**Exercise objective:** Find the lines below that contain the string "with". Copy each one.

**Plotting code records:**
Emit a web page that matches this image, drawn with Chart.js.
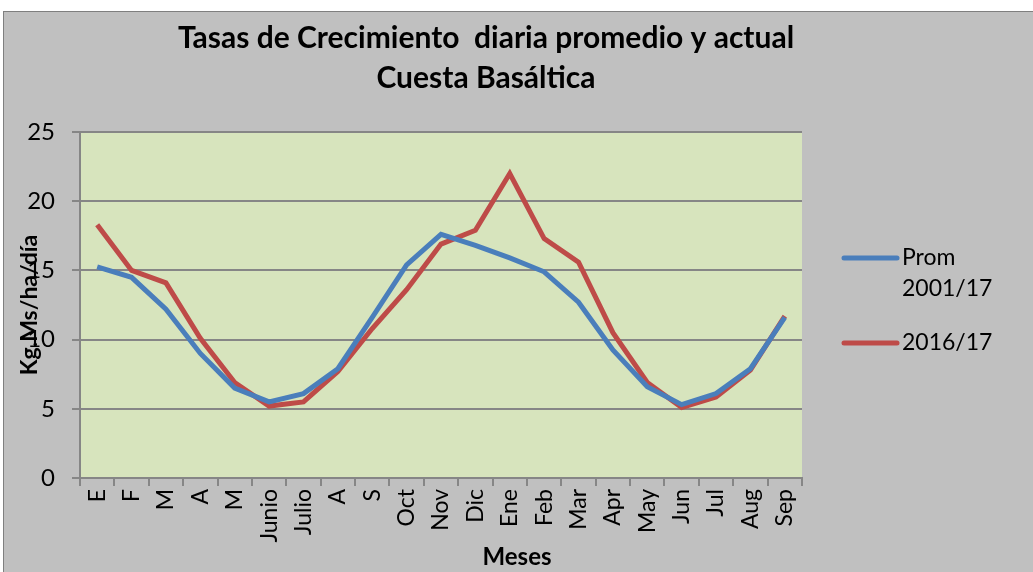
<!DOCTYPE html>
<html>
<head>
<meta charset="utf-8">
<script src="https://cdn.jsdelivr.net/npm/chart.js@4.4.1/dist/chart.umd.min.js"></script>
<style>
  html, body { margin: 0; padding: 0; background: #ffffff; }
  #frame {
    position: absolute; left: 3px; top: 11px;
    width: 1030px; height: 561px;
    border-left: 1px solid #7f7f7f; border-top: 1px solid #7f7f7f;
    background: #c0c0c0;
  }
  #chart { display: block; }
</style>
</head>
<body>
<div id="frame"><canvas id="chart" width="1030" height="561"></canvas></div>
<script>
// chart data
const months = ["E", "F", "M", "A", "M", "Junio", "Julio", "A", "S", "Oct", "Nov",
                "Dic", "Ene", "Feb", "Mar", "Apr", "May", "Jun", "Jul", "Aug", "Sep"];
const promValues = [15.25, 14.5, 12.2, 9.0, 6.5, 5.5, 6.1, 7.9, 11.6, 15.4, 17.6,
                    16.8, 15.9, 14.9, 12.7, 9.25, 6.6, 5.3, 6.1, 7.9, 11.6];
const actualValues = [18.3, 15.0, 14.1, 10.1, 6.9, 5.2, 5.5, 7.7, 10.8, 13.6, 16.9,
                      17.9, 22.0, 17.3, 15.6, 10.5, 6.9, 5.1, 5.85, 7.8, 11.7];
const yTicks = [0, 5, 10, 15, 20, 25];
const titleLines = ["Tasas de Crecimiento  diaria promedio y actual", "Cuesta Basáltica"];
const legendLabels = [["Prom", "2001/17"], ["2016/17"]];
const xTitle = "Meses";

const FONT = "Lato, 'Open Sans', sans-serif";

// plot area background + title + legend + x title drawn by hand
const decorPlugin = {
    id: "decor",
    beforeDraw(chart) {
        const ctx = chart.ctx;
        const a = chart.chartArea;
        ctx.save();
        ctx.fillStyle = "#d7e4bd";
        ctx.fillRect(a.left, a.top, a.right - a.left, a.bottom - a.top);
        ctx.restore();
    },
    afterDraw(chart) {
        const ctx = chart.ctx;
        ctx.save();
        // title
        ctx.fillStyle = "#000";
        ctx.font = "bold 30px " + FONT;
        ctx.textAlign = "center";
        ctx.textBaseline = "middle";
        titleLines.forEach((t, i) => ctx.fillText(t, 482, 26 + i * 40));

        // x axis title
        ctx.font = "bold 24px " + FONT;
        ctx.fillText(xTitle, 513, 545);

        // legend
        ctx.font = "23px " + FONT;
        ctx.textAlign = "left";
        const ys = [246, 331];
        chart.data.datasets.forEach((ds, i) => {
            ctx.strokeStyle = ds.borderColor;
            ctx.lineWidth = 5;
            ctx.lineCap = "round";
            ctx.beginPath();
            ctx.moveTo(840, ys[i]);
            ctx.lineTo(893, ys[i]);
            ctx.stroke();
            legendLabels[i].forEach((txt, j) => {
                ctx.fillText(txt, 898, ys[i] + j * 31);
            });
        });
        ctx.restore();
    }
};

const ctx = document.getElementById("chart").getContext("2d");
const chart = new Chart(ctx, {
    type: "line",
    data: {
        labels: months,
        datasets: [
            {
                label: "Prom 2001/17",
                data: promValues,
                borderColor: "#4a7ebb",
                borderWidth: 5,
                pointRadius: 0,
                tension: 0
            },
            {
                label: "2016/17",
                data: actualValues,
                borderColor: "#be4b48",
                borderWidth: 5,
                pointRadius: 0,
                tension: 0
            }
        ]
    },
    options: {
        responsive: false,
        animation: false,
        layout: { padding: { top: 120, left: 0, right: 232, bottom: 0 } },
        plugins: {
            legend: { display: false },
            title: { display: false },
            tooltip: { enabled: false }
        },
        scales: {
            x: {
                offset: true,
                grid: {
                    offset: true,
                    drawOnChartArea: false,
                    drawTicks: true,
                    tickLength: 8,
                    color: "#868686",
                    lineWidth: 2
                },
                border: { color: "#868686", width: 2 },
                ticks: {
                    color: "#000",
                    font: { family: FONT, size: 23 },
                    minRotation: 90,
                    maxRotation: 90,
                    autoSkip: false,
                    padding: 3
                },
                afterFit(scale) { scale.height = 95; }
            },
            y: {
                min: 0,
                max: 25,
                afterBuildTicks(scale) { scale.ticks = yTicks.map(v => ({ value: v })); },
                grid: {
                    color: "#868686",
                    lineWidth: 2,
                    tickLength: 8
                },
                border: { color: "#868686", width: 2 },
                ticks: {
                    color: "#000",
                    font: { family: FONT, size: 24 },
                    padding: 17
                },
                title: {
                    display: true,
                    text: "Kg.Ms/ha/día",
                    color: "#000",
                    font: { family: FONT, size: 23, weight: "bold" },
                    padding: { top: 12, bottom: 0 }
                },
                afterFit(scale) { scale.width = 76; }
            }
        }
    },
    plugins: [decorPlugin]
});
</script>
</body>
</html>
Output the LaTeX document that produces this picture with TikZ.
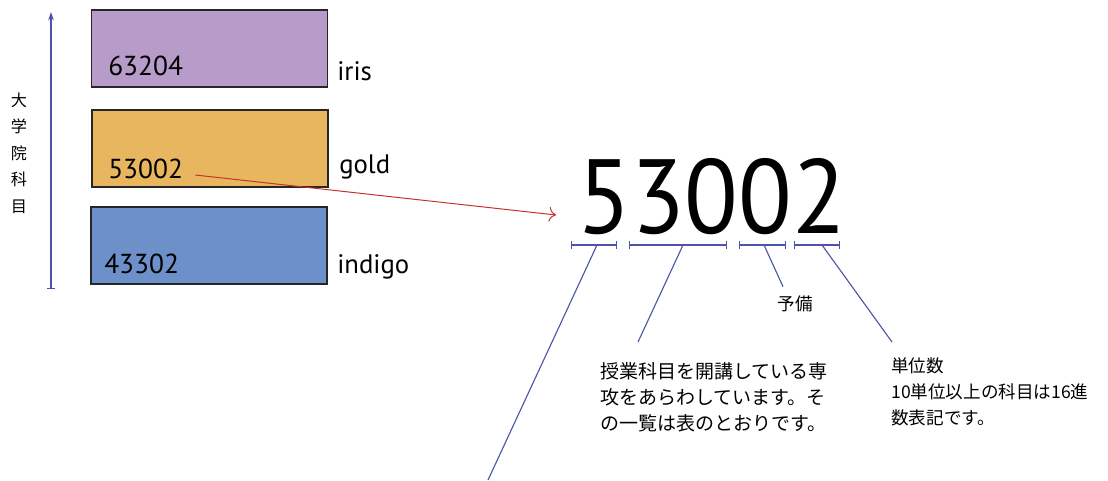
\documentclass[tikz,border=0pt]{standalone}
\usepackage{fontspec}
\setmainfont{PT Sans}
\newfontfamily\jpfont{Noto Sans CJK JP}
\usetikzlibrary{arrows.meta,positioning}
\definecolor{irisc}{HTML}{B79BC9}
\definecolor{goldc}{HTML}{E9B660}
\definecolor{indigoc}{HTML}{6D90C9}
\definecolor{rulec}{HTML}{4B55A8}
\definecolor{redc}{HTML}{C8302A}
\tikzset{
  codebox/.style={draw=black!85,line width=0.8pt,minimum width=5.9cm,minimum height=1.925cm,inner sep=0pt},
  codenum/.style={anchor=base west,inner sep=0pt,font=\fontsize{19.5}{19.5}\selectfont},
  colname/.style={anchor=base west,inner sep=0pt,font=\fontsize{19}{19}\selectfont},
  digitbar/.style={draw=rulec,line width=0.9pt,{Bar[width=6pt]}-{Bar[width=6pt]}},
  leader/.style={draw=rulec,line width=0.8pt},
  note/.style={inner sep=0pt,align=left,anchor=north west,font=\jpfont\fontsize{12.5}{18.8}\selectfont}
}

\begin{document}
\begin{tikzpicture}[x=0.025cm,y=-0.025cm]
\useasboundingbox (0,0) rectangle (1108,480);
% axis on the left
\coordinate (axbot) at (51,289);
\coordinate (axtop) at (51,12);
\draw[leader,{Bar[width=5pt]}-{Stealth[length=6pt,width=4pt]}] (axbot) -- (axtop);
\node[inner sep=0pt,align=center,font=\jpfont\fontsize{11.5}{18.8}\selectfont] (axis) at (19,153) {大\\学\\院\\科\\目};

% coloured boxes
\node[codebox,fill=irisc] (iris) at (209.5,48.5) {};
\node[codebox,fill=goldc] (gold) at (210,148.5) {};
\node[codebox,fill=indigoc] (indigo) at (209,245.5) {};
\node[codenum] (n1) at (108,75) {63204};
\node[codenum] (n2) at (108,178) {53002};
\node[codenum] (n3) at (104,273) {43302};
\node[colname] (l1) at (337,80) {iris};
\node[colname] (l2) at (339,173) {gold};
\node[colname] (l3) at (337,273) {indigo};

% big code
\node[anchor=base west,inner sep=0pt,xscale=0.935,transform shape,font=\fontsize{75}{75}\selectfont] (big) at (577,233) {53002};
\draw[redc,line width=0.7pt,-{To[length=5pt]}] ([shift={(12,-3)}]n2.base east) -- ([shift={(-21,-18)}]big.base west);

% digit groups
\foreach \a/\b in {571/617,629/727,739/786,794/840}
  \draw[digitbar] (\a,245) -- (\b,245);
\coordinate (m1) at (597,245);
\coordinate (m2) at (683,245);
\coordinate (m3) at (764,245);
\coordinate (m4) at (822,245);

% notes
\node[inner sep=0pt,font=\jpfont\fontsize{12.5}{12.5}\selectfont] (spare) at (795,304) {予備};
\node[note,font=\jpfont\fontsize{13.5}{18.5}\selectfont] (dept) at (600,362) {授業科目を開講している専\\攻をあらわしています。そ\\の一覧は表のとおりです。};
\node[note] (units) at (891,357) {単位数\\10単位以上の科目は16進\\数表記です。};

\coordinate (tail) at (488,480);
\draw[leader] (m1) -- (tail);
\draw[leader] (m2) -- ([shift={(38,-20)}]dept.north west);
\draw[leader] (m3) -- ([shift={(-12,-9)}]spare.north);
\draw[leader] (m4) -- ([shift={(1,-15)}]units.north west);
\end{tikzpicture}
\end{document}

**Task result:**
Emit a web page that matches this image, drawn with Chart.js.
Output the LaTeX document that produces this picture with TikZ.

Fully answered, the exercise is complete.